Code that draws figures

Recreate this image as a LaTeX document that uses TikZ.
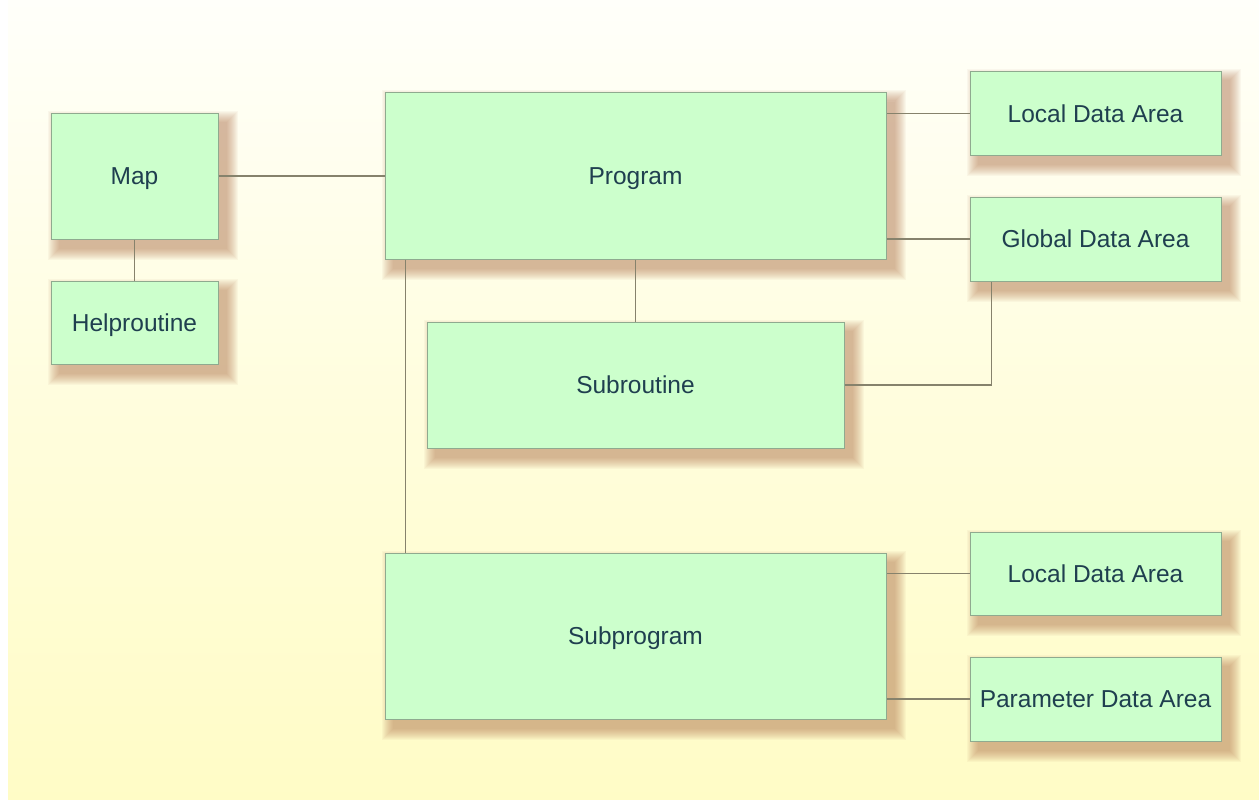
\documentclass[tikz,border=0pt]{standalone}
\usepackage{fontspec}
\setmainfont{Liberation Sans}
\definecolor{bgtop}{HTML}{FFFFFA}
\definecolor{bgbot}{HTML}{FFFCC6}
\definecolor{boxfill}{HTML}{CCFFCC}
\definecolor{boxline}{HTML}{8FAA8F}
\definecolor{conn}{HTML}{86826C}
\definecolor{txt}{HTML}{1F3F4F}
\definecolor{shadowc}{HTML}{B07048}
\pgfdeclarelayer{bg}
\pgfdeclarelayer{shadow}
\pgfsetlayers{bg,shadow,main}
\newcommand{\boxshadow}[1]{%
  \begin{pgfonlayer}{shadow}
  \foreach \r in {11,10,...,0}{
    \fill[shadowc, fill opacity=0.05]
      ([shift={({(8-\r)*1pt},{(-9-\r)*1pt})}]#1.south west) rectangle
      ([shift={({(8+\r)*1pt},{(-9+\r)*1pt})}]#1.north east);
  }
  \end{pgfonlayer}}
\begin{document}
\begin{tikzpicture}[x=1pt,y=-1pt,
  blk/.style={draw=boxline, line width=1pt, fill=boxfill, text=txt,
    inner sep=0pt, text depth=0pt, font=\fontsize{24.5}{29}\selectfont},
  link/.style={draw=conn, line width=1.1pt}]
\useasboundingbox (0,0) rectangle (1259,800);
\begin{pgfonlayer}{bg}
  \fill[white] (0,0) rectangle (1259,800);
  \shade[top color=bgtop, bottom color=bgbot, middle color=bgbot!55!bgtop] (8,0) rectangle (1259,800);
\end{pgfonlayer}

\node[blk, minimum width=167pt, minimum height=126pt] (map) at (134.5,176) {Map};
\node[blk, minimum width=167pt, minimum height=83pt] (help) at (134.5,322.5) {Helproutine};
\node[blk, minimum width=501pt, minimum height=166pt] (prog) at (635.5,176) {Program};
\node[blk, minimum width=251pt, minimum height=83pt] (lda1) at (1095.5,113.5) {Local Data Area};
\node[blk, minimum width=251pt, minimum height=84pt] (gda) at (1095.5,239) {Global Data Area};
\node[blk, minimum width=417pt, minimum height=126pt] (subr) at (635.5,385) {Subroutine};
\node[blk, minimum width=501pt, minimum height=166pt] (subp) at (635.5,636) {Subprogram};
\node[blk, minimum width=251pt, minimum height=83pt] (lda2) at (1095.5,573.5) {Local Data Area};
\node[blk, minimum width=251pt, minimum height=84pt] (pda) at (1095.5,699) {Parameter Data Area};

\foreach \n in {map,help,prog,lda1,gda,subr,subp,lda2,pda}{\boxshadow{\n}}

\draw[link] (map.east) -- (prog.west);
\draw[link] (map.south) -- (help.north);
\draw[link] (lda1.west) -- (lda1.west -| prog.east);
\draw[link] (gda.west) -- (gda.west -| prog.east);
\draw[link] (prog.south) -- (subr.north);
\draw[link] (subr.east) -| ([xshift=22pt]gda.south west);
\draw[link] ([xshift=21pt]prog.south west) -- ([xshift=21pt]subp.north west);
\draw[link] (lda2.west) -- (lda2.west -| subp.east);
\draw[link] (pda.west) -- (pda.west -| subp.east);
\end{tikzpicture}
\end{document}
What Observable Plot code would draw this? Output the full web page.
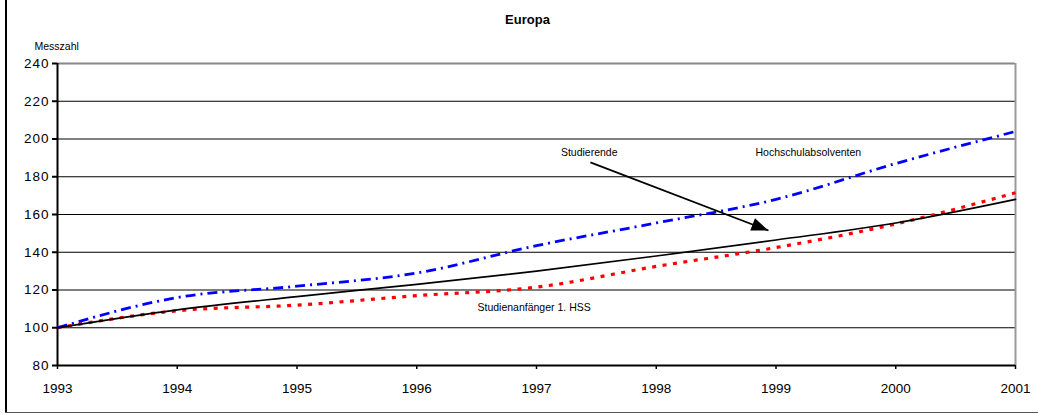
<!DOCTYPE html>
<html>
<head>
<meta charset="utf-8">
<script src="https://cdn.jsdelivr.net/npm/d3@7"></script>
<script src="https://cdn.jsdelivr.net/npm/@observablehq/plot@0.6"></script>
<style>
  html, body { margin: 0; padding: 0; background: #fff; }
  #wrap { position: relative; width: 1038px; height: 414px; overflow: hidden; }
  #edgeL { position: absolute; left: 5px; top: 0; width: 2px; height: 413px; background: #000; }
  #edgeB { position: absolute; left: 5px; top: 412px; width: 1040px; height: 1px; background: #555; }
  svg { position: absolute; left: 0; top: 0; }
  [aria-label$="tick label"], [aria-label$="tick label"] text { font-size: 13.5px !important; }
  [aria-label="y-axis tick label"] text { letter-spacing: 1px; }
</style>
</head>
<body>
<div id="wrap"><div id="edgeL"></div><div id="edgeB"></div></div>
<script>
// ---- data ----
const years = [1993, 1994, 1995, 1996, 1997, 1998, 1999, 2000, 2001];
const studierende = [100, 109.5, 116.5, 123, 130, 138, 146.5, 155.5, 168];
const absolventen = [100, 116, 122, 129, 143.5, 155.5, 168, 187, 204];
const anfaenger   = [100, 109, 112, 117, 121.5, 132.5, 142.5, 155, 171.5];
const yTicks = [80, 100, 120, 140, 160, 180, 200, 220, 240];
const xTicks = years;

const title = "Europa";
const yLabel = "Messzahl";
const labels = [
  {text: "Studierende", x: 1997.44, y: 192.8},
  {text: "Hochschulabsolventen", x: 1999.27, y: 192.8},
  {text: "Studienanfänger 1. HSS", x: 1996.98, y: 110.7}
];
const arrowFrom = {x: 1997.45, y: 187.6};
const arrowTo = {x: 1998.937, y: 151.5};

const rows = (vals) => years.map((yr, i) => ({year: yr, value: vals[i]}));

const headSymbol = {
  draw(ctx) {
    ctx.moveTo(0, 0);
    ctx.lineTo(6.5, 17);
    ctx.lineTo(-6.5, 17);
    ctx.closePath();
  }
};

const chart = Plot.plot({
  width: 1038,
  height: 414,
  marginLeft: 57,
  marginRight: 23,
  marginTop: 63,
  marginBottom: 49,
  style: {fontFamily: "'Liberation Sans', Arial, sans-serif", fontSize: "13px", color: "#000", background: "transparent"},
  x: {domain: [1993, 2001]},
  y: {domain: [80, 240]},
  marks: [
    Plot.ruleY(yTicks.filter(d => d > 80 && d < 240), {stroke: "#000", strokeWidth: 1.2}),
    Plot.ruleY([240], {stroke: "#888", strokeWidth: 2}),
    Plot.ruleX([2001], {stroke: "#999", strokeWidth: 2}),
    Plot.axisY({ticks: yTicks, tickSize: 5, tickPadding: 3, fontSize: 13.5, stroke: "#000", strokeWidth: 2, label: null}),
    Plot.axisX({ticks: xTicks, tickFormat: "d", tickSize: 4, tickPadding: 14, fontSize: 13.5, stroke: "#000", strokeWidth: 1.5, label: null}),
    Plot.ruleX([1993], {stroke: "#000", strokeWidth: 2}),
    Plot.ruleY([80], {stroke: "#000", strokeWidth: 2}),
    Plot.line(rows(anfaenger), {x: "year", y: "value", stroke: "#ff0000", strokeWidth: 3.2, strokeDasharray: "4,6.5", strokeLinecap: "butt", curve: "monotone-x"}),
    Plot.line(rows(absolventen), {x: "year", y: "value", stroke: "#0000ff", strokeWidth: 2.8, strokeDasharray: "10,5,2,5", strokeLinecap: "butt", curve: "monotone-x"}),
    Plot.line(rows(studierende), {x: "year", y: "value", stroke: "#000", strokeWidth: 1.7, curve: "monotone-x"}),
    Plot.link([0], {x1: () => arrowFrom.x, y1: () => arrowFrom.y, x2: () => arrowTo.x, y2: () => arrowTo.y, stroke: "#000", strokeWidth: 1.7}),
    Plot.dot([arrowTo], {x: "x", y: "y", symbol: headSymbol, fill: "#000", stroke: "none", rotate: 111.3}),
    Plot.text(labels, {x: "x", y: "y", text: "text", fontSize: 10.5, fill: "#000", textAnchor: "middle"}),
    Plot.text([title], {frameAnchor: "top", dx: -9, dy: -49, fontSize: 13, fontWeight: "bold", fill: "#000"}),
    Plot.text([yLabel], {frameAnchor: "top-left", dx: -23, dy: -21, fontSize: 10.5, textAnchor: "start", fill: "#000"})
  ]
});
document.getElementById("wrap").appendChild(chart);
</script>
</body>
</html>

Aim of the exercise: Transcribe the material exactly, leaving every picture out.

Reply to the exercise:
Recreate this image as a LaTeX document that uses TikZ.
\documentclass[tikz,border=0pt]{standalone}
\usepackage{fontspec}
\setmainfont{Liberation Sans}
\definecolor{bgtop}{HTML}{FFFFFA}
\definecolor{bgbot}{HTML}{FFFCC6}
\definecolor{boxfill}{HTML}{CCFFCC}
\definecolor{boxline}{HTML}{8FAA8F}
\definecolor{conn}{HTML}{86826C}
\definecolor{txt}{HTML}{1F3F4F}
\definecolor{shadowc}{HTML}{B07048}
\pgfdeclarelayer{bg}
\pgfdeclarelayer{shadow}
\pgfsetlayers{bg,shadow,main}
\newcommand{\boxshadow}[1]{%
  \begin{pgfonlayer}{shadow}
  \foreach \r in {11,10,...,0}{
    \fill[shadowc, fill opacity=0.05]
      ([shift={({(8-\r)*1pt},{(-9-\r)*1pt})}]#1.south west) rectangle
      ([shift={({(8+\r)*1pt},{(-9+\r)*1pt})}]#1.north east);
  }
  \end{pgfonlayer}}
\begin{document}
\begin{tikzpicture}[x=1pt,y=-1pt,
  blk/.style={draw=boxline, line width=1pt, fill=boxfill, text=txt,
    inner sep=0pt, text depth=0pt, font=\fontsize{24.5}{29}\selectfont},
  link/.style={draw=conn, line width=1.1pt}]
\useasboundingbox (0,0) rectangle (1259,800);
\begin{pgfonlayer}{bg}
  \fill[white] (0,0) rectangle (1259,800);
  \shade[top color=bgtop, bottom color=bgbot, middle color=bgbot!55!bgtop] (8,0) rectangle (1259,800);
\end{pgfonlayer}

\node[blk, minimum width=167pt, minimum height=126pt] (map) at (134.5,176) {Map};
\node[blk, minimum width=167pt, minimum height=83pt] (help) at (134.5,322.5) {Helproutine};
\node[blk, minimum width=501pt, minimum height=166pt] (prog) at (635.5,176) {Program};
\node[blk, minimum width=251pt, minimum height=83pt] (lda1) at (1095.5,113.5) {Local Data Area};
\node[blk, minimum width=251pt, minimum height=84pt] (gda) at (1095.5,239) {Global Data Area};
\node[blk, minimum width=417pt, minimum height=126pt] (subr) at (635.5,385) {Subroutine};
\node[blk, minimum width=501pt, minimum height=166pt] (subp) at (635.5,636) {Subprogram};
\node[blk, minimum width=251pt, minimum height=83pt] (lda2) at (1095.5,573.5) {Local Data Area};
\node[blk, minimum width=251pt, minimum height=84pt] (pda) at (1095.5,699) {Parameter Data Area};

\foreach \n in {map,help,prog,lda1,gda,subr,subp,lda2,pda}{\boxshadow{\n}}

\draw[link] (map.east) -- (prog.west);
\draw[link] (map.south) -- (help.north);
\draw[link] (lda1.west) -- (lda1.west -| prog.east);
\draw[link] (gda.west) -- (gda.west -| prog.east);
\draw[link] (prog.south) -- (subr.north);
\draw[link] (subr.east) -| ([xshift=22pt]gda.south west);
\draw[link] ([xshift=21pt]prog.south west) -- ([xshift=21pt]subp.north west);
\draw[link] (lda2.west) -- (lda2.west -| subp.east);
\draw[link] (pda.west) -- (pda.west -| subp.east);
\end{tikzpicture}
\end{document}
What Observable Plot code would draw this? Output the full web page.
<!DOCTYPE html>
<html>
<head>
<meta charset="utf-8">
<script src="https://cdn.jsdelivr.net/npm/d3@7"></script>
<script src="https://cdn.jsdelivr.net/npm/@observablehq/plot@0.6"></script>
<style>
  html, body { margin: 0; padding: 0; background: #fff; }
  #wrap { position: relative; width: 1038px; height: 414px; overflow: hidden; }
  #edgeL { position: absolute; left: 5px; top: 0; width: 2px; height: 413px; background: #000; }
  #edgeB { position: absolute; left: 5px; top: 412px; width: 1040px; height: 1px; background: #555; }
  svg { position: absolute; left: 0; top: 0; }
  [aria-label$="tick label"], [aria-label$="tick label"] text { font-size: 13.5px !important; }
  [aria-label="y-axis tick label"] text { letter-spacing: 1px; }
</style>
</head>
<body>
<div id="wrap"><div id="edgeL"></div><div id="edgeB"></div></div>
<script>
// ---- data ----
const years = [1993, 1994, 1995, 1996, 1997, 1998, 1999, 2000, 2001];
const studierende = [100, 109.5, 116.5, 123, 130, 138, 146.5, 155.5, 168];
const absolventen = [100, 116, 122, 129, 143.5, 155.5, 168, 187, 204];
const anfaenger   = [100, 109, 112, 117, 121.5, 132.5, 142.5, 155, 171.5];
const yTicks = [80, 100, 120, 140, 160, 180, 200, 220, 240];
const xTicks = years;

const title = "Europa";
const yLabel = "Messzahl";
const labels = [
  {text: "Studierende", x: 1997.44, y: 192.8},
  {text: "Hochschulabsolventen", x: 1999.27, y: 192.8},
  {text: "Studienanfänger 1. HSS", x: 1996.98, y: 110.7}
];
const arrowFrom = {x: 1997.45, y: 187.6};
const arrowTo = {x: 1998.937, y: 151.5};

const rows = (vals) => years.map((yr, i) => ({year: yr, value: vals[i]}));

const headSymbol = {
  draw(ctx) {
    ctx.moveTo(0, 0);
    ctx.lineTo(6.5, 17);
    ctx.lineTo(-6.5, 17);
    ctx.closePath();
  }
};

const chart = Plot.plot({
  width: 1038,
  height: 414,
  marginLeft: 57,
  marginRight: 23,
  marginTop: 63,
  marginBottom: 49,
  style: {fontFamily: "'Liberation Sans', Arial, sans-serif", fontSize: "13px", color: "#000", background: "transparent"},
  x: {domain: [1993, 2001]},
  y: {domain: [80, 240]},
  marks: [
    Plot.ruleY(yTicks.filter(d => d > 80 && d < 240), {stroke: "#000", strokeWidth: 1.2}),
    Plot.ruleY([240], {stroke: "#888", strokeWidth: 2}),
    Plot.ruleX([2001], {stroke: "#999", strokeWidth: 2}),
    Plot.axisY({ticks: yTicks, tickSize: 5, tickPadding: 3, fontSize: 13.5, stroke: "#000", strokeWidth: 2, label: null}),
    Plot.axisX({ticks: xTicks, tickFormat: "d", tickSize: 4, tickPadding: 14, fontSize: 13.5, stroke: "#000", strokeWidth: 1.5, label: null}),
    Plot.ruleX([1993], {stroke: "#000", strokeWidth: 2}),
    Plot.ruleY([80], {stroke: "#000", strokeWidth: 2}),
    Plot.line(rows(anfaenger), {x: "year", y: "value", stroke: "#ff0000", strokeWidth: 3.2, strokeDasharray: "4,6.5", strokeLinecap: "butt", curve: "monotone-x"}),
    Plot.line(rows(absolventen), {x: "year", y: "value", stroke: "#0000ff", strokeWidth: 2.8, strokeDasharray: "10,5,2,5", strokeLinecap: "butt", curve: "monotone-x"}),
    Plot.line(rows(studierende), {x: "year", y: "value", stroke: "#000", strokeWidth: 1.7, curve: "monotone-x"}),
    Plot.link([0], {x1: () => arrowFrom.x, y1: () => arrowFrom.y, x2: () => arrowTo.x, y2: () => arrowTo.y, stroke: "#000", strokeWidth: 1.7}),
    Plot.dot([arrowTo], {x: "x", y: "y", symbol: headSymbol, fill: "#000", stroke: "none", rotate: 111.3}),
    Plot.text(labels, {x: "x", y: "y", text: "text", fontSize: 10.5, fill: "#000", textAnchor: "middle"}),
    Plot.text([title], {frameAnchor: "top", dx: -9, dy: -49, fontSize: 13, fontWeight: "bold", fill: "#000"}),
    Plot.text([yLabel], {frameAnchor: "top-left", dx: -23, dy: -21, fontSize: 10.5, textAnchor: "start", fill: "#000"})
  ]
});
document.getElementById("wrap").appendChild(chart);
</script>
</body>
</html>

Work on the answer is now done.